--- DATA EXTRACT ---
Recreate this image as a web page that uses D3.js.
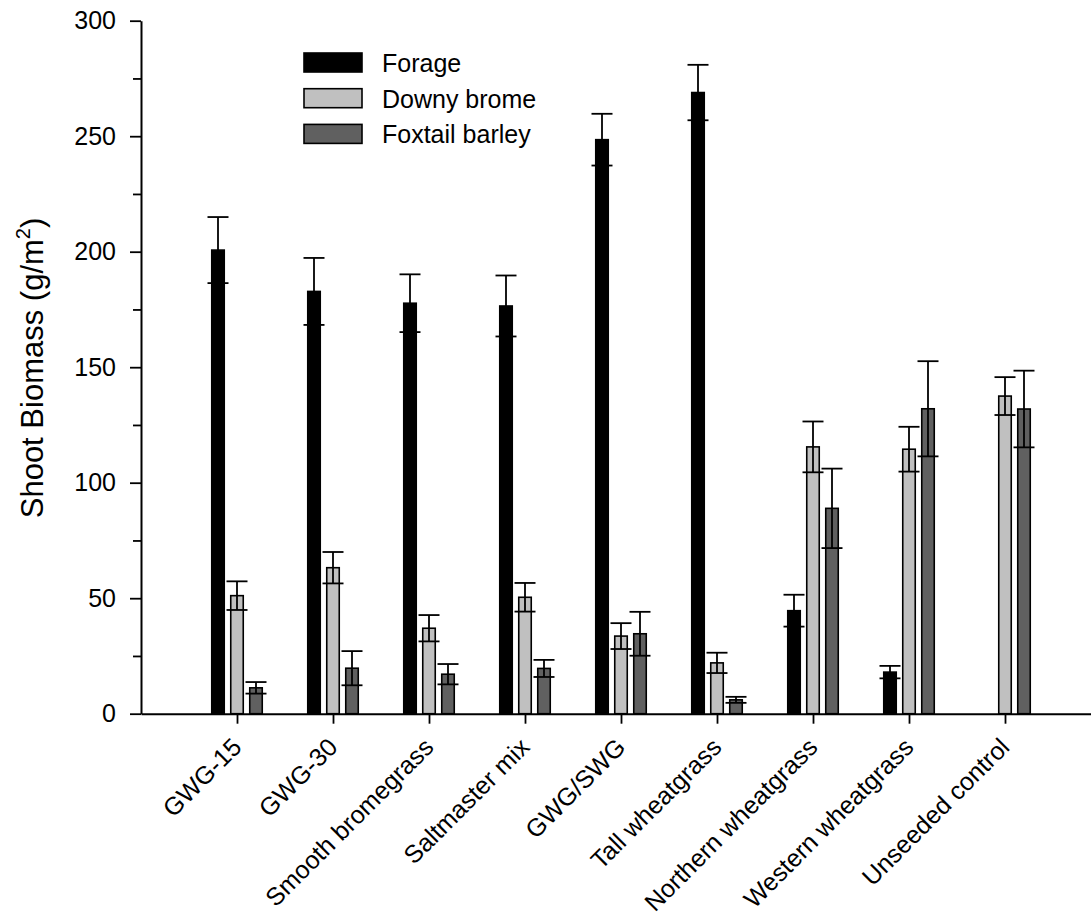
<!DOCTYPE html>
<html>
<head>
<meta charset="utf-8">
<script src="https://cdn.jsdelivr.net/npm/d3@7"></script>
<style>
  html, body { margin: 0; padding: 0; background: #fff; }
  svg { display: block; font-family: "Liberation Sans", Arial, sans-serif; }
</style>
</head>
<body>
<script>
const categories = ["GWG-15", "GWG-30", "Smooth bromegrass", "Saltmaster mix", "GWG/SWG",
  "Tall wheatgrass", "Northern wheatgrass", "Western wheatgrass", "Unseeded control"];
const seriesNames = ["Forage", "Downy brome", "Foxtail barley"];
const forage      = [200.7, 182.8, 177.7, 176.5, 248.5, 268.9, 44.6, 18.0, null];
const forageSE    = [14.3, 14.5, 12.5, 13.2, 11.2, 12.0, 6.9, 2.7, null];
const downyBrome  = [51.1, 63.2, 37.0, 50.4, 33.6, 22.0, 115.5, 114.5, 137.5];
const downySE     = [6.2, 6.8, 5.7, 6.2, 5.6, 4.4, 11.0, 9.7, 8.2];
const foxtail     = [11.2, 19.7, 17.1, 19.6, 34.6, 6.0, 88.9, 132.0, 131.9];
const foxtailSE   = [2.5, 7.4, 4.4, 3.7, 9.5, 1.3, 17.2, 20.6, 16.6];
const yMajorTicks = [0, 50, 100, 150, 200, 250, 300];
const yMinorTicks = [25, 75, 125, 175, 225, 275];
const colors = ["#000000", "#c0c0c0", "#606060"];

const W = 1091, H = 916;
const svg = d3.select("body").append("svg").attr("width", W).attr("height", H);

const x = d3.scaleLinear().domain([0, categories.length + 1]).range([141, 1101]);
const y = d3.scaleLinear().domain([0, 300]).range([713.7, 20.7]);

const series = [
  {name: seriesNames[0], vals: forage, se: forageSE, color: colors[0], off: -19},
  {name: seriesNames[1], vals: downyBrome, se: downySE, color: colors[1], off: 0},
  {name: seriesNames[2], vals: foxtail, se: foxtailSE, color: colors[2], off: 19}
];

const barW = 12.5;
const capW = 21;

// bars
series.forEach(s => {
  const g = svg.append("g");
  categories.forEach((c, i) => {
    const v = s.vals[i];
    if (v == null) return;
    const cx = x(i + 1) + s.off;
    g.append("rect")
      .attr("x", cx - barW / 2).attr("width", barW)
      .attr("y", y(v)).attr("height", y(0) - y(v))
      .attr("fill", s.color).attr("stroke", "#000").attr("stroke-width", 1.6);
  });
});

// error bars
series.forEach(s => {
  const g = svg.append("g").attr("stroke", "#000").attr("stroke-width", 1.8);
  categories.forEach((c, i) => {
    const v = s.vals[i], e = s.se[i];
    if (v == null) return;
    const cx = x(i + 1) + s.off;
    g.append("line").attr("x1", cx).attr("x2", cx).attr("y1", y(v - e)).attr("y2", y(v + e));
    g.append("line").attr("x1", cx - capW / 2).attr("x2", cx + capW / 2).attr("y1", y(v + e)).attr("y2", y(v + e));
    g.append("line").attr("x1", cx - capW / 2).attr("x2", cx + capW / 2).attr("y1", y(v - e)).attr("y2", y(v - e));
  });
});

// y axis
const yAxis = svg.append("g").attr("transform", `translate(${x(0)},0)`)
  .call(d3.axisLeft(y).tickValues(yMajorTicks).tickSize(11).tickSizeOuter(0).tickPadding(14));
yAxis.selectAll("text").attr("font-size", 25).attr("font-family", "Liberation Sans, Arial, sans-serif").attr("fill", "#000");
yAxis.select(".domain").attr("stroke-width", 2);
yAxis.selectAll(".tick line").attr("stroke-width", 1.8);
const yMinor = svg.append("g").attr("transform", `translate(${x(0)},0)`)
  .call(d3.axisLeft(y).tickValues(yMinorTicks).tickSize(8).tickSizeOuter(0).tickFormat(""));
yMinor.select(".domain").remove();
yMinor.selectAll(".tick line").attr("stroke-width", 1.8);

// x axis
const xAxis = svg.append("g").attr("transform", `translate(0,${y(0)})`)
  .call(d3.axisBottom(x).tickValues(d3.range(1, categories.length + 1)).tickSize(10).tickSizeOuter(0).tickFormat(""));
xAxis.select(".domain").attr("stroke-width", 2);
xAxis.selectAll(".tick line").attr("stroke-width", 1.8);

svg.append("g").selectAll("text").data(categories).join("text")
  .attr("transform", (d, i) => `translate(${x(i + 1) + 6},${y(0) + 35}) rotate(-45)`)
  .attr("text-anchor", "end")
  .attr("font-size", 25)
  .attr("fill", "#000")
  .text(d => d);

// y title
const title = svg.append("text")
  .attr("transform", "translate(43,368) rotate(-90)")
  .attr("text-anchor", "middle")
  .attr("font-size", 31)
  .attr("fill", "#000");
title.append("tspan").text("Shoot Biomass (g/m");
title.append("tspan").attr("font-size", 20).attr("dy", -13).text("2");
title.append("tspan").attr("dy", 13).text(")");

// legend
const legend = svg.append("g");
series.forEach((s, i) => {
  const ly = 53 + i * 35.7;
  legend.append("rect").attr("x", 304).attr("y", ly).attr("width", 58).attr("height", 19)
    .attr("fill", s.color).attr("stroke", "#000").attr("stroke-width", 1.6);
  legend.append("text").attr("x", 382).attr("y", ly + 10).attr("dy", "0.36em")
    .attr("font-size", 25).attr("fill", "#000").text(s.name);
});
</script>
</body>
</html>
---
» TASK TO CARRY OUT: From the top of the listing above, repeat each line exactly until you reach the line containing "const capW = 21;", and repeat that one too. Leave the pictures out.

» TASK RESPONSE:
Recreate this image as a web page that uses D3.js.
<!DOCTYPE html>
<html>
<head>
<meta charset="utf-8">
<script src="https://cdn.jsdelivr.net/npm/d3@7"></script>
<style>
  html, body { margin: 0; padding: 0; background: #fff; }
  svg { display: block; font-family: "Liberation Sans", Arial, sans-serif; }
</style>
</head>
<body>
<script>
const categories = ["GWG-15", "GWG-30", "Smooth bromegrass", "Saltmaster mix", "GWG/SWG",
  "Tall wheatgrass", "Northern wheatgrass", "Western wheatgrass", "Unseeded control"];
const seriesNames = ["Forage", "Downy brome", "Foxtail barley"];
const forage      = [200.7, 182.8, 177.7, 176.5, 248.5, 268.9, 44.6, 18.0, null];
const forageSE    = [14.3, 14.5, 12.5, 13.2, 11.2, 12.0, 6.9, 2.7, null];
const downyBrome  = [51.1, 63.2, 37.0, 50.4, 33.6, 22.0, 115.5, 114.5, 137.5];
const downySE     = [6.2, 6.8, 5.7, 6.2, 5.6, 4.4, 11.0, 9.7, 8.2];
const foxtail     = [11.2, 19.7, 17.1, 19.6, 34.6, 6.0, 88.9, 132.0, 131.9];
const foxtailSE   = [2.5, 7.4, 4.4, 3.7, 9.5, 1.3, 17.2, 20.6, 16.6];
const yMajorTicks = [0, 50, 100, 150, 200, 250, 300];
const yMinorTicks = [25, 75, 125, 175, 225, 275];
const colors = ["#000000", "#c0c0c0", "#606060"];

const W = 1091, H = 916;
const svg = d3.select("body").append("svg").attr("width", W).attr("height", H);

const x = d3.scaleLinear().domain([0, categories.length + 1]).range([141, 1101]);
const y = d3.scaleLinear().domain([0, 300]).range([713.7, 20.7]);

const series = [
  {name: seriesNames[0], vals: forage, se: forageSE, color: colors[0], off: -19},
  {name: seriesNames[1], vals: downyBrome, se: downySE, color: colors[1], off: 0},
  {name: seriesNames[2], vals: foxtail, se: foxtailSE, color: colors[2], off: 19}
];

const barW = 12.5;
const capW = 21;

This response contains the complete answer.